#### Input material
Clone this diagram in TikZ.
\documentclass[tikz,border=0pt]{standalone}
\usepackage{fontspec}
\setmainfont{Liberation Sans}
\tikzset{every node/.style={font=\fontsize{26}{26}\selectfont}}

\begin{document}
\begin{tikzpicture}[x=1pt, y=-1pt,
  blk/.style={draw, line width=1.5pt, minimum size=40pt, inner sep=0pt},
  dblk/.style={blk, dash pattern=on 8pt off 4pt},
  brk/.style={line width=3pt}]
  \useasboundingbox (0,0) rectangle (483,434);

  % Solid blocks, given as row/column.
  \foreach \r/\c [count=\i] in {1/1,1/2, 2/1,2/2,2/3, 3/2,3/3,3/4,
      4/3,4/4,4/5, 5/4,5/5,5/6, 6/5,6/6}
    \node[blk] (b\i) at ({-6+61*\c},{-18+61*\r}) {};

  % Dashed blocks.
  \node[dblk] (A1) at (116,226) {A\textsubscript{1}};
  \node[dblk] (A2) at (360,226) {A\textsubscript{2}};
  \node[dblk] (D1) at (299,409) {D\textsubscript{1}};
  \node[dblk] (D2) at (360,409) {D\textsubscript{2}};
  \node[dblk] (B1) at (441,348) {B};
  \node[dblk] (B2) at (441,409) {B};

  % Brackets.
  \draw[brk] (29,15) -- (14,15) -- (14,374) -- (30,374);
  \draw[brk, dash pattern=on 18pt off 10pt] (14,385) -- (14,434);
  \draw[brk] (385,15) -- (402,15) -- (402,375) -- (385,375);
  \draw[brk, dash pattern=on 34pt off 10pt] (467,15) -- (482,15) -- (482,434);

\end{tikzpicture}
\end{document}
########
#### Input material
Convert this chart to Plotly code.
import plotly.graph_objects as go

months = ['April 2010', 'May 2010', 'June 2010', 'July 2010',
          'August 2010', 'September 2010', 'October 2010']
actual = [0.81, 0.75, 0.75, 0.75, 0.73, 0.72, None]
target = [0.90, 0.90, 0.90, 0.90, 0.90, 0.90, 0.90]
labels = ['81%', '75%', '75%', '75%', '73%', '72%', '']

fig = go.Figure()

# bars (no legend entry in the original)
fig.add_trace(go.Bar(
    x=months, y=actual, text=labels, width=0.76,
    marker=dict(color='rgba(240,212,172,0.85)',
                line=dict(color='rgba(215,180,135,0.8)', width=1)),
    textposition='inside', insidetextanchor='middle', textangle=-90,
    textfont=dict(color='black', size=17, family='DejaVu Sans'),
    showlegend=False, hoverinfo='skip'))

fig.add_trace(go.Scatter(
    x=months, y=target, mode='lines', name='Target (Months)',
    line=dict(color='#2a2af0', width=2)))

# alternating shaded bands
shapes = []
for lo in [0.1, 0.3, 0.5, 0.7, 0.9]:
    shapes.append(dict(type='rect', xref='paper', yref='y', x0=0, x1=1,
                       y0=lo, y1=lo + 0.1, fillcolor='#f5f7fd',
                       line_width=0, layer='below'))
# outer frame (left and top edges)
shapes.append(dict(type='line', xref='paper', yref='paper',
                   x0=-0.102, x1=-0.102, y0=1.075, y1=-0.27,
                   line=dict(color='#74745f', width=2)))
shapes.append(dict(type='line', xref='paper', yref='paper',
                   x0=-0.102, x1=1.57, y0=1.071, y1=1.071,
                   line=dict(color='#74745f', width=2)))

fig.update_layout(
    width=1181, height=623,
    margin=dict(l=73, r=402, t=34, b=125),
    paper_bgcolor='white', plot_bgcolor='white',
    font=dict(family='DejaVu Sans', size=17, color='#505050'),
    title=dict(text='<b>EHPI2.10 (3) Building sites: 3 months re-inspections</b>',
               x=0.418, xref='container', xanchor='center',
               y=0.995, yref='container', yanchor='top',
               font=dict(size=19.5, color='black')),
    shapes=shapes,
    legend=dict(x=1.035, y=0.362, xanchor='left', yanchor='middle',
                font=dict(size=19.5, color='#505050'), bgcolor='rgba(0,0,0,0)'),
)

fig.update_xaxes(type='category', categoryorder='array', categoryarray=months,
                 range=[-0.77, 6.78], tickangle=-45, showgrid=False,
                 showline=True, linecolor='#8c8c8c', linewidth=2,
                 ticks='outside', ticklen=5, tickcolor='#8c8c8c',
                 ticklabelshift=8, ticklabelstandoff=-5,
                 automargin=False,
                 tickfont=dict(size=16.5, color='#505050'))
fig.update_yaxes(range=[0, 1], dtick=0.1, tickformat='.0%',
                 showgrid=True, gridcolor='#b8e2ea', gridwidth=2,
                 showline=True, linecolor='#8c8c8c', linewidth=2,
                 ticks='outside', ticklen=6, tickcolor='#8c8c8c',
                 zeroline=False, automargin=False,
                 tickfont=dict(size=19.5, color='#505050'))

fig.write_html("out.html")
########
#### Input material
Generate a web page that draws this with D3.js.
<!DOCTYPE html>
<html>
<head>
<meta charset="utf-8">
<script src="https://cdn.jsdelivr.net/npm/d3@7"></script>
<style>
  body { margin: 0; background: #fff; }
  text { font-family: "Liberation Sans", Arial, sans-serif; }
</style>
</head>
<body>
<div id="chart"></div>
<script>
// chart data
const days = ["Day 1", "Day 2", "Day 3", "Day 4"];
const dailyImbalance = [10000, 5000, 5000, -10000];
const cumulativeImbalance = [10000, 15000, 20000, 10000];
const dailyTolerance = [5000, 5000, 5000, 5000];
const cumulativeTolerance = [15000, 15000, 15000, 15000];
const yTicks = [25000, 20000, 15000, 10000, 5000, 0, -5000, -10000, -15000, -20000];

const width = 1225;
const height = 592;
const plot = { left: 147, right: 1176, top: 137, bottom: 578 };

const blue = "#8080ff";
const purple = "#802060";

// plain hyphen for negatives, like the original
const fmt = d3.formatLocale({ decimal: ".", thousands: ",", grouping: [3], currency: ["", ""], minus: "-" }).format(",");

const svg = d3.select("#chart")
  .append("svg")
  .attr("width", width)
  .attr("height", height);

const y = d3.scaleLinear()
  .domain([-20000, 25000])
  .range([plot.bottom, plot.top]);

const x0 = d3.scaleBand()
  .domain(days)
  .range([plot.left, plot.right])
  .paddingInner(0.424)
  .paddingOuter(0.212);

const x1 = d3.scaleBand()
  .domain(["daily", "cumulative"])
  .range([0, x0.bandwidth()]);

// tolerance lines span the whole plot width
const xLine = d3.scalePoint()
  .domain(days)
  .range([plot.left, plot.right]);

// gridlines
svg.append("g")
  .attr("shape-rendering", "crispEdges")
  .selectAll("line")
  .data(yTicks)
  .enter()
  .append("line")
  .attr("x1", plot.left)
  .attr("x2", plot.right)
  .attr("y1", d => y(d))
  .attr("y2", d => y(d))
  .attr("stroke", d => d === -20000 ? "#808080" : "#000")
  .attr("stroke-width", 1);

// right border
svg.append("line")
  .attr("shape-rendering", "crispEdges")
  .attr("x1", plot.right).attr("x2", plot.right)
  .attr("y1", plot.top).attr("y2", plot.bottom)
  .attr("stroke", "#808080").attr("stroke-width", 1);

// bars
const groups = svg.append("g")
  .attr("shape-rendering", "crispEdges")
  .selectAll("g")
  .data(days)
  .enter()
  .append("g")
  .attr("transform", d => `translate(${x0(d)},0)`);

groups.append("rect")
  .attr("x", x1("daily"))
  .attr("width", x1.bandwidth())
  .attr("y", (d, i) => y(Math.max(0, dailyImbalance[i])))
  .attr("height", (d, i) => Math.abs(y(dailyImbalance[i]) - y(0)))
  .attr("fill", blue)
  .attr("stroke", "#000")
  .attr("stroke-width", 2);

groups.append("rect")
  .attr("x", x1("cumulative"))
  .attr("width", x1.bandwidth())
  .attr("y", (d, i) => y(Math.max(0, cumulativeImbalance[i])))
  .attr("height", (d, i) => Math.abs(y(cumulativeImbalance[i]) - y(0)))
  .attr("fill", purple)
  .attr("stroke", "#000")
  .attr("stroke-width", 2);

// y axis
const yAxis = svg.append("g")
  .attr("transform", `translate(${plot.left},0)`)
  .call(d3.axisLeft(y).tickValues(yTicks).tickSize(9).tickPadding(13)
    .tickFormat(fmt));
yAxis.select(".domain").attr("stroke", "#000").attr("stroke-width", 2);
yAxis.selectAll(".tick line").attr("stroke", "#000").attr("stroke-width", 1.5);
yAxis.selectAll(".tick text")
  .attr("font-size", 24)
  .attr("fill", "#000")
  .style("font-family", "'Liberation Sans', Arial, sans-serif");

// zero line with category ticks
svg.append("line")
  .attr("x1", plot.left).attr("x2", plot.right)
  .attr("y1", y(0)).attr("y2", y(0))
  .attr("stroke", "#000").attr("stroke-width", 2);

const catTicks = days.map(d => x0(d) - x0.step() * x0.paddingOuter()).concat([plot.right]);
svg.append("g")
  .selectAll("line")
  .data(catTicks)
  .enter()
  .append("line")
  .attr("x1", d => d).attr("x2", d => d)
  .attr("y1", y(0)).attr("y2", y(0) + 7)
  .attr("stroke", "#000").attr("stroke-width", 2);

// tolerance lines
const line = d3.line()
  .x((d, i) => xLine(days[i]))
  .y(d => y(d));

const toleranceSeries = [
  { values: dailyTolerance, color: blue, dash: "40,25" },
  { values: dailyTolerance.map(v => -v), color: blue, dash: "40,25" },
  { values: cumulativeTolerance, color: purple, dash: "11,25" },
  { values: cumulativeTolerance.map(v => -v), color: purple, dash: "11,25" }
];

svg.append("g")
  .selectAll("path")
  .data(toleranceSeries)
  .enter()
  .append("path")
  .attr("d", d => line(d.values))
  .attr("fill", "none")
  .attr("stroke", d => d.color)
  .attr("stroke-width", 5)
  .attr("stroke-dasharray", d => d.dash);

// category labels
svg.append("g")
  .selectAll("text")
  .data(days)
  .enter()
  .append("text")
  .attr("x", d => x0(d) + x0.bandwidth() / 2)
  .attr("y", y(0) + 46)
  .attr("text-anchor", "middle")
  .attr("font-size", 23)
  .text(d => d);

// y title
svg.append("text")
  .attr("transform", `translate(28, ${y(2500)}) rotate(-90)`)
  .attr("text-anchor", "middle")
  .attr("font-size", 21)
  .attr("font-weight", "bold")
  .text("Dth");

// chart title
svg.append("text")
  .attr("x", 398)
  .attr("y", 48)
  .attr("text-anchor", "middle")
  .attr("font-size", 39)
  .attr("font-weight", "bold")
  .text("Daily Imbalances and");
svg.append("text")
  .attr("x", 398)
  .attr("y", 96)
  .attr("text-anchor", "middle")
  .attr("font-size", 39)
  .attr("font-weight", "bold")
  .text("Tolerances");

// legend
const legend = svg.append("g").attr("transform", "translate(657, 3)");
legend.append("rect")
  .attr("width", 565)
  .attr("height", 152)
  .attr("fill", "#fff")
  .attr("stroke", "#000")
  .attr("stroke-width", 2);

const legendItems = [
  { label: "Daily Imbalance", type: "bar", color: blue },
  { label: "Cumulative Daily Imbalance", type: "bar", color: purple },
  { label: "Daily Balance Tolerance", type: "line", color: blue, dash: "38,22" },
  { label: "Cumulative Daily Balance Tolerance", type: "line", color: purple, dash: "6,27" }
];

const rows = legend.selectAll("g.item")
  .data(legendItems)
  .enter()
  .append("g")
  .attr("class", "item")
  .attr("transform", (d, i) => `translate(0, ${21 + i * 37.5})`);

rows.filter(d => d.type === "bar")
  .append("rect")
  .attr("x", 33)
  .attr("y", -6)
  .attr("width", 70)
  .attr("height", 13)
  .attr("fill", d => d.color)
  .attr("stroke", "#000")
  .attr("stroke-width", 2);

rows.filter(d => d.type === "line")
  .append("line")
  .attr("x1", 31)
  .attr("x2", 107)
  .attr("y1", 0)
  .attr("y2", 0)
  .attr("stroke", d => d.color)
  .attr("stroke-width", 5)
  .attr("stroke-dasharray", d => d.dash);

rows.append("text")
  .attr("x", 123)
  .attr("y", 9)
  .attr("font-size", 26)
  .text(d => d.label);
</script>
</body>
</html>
########
Set task => Look through the data and show every line containing "with".

Final answer =>
Generate a web page that draws this with D3.js.
// zero line with category ticks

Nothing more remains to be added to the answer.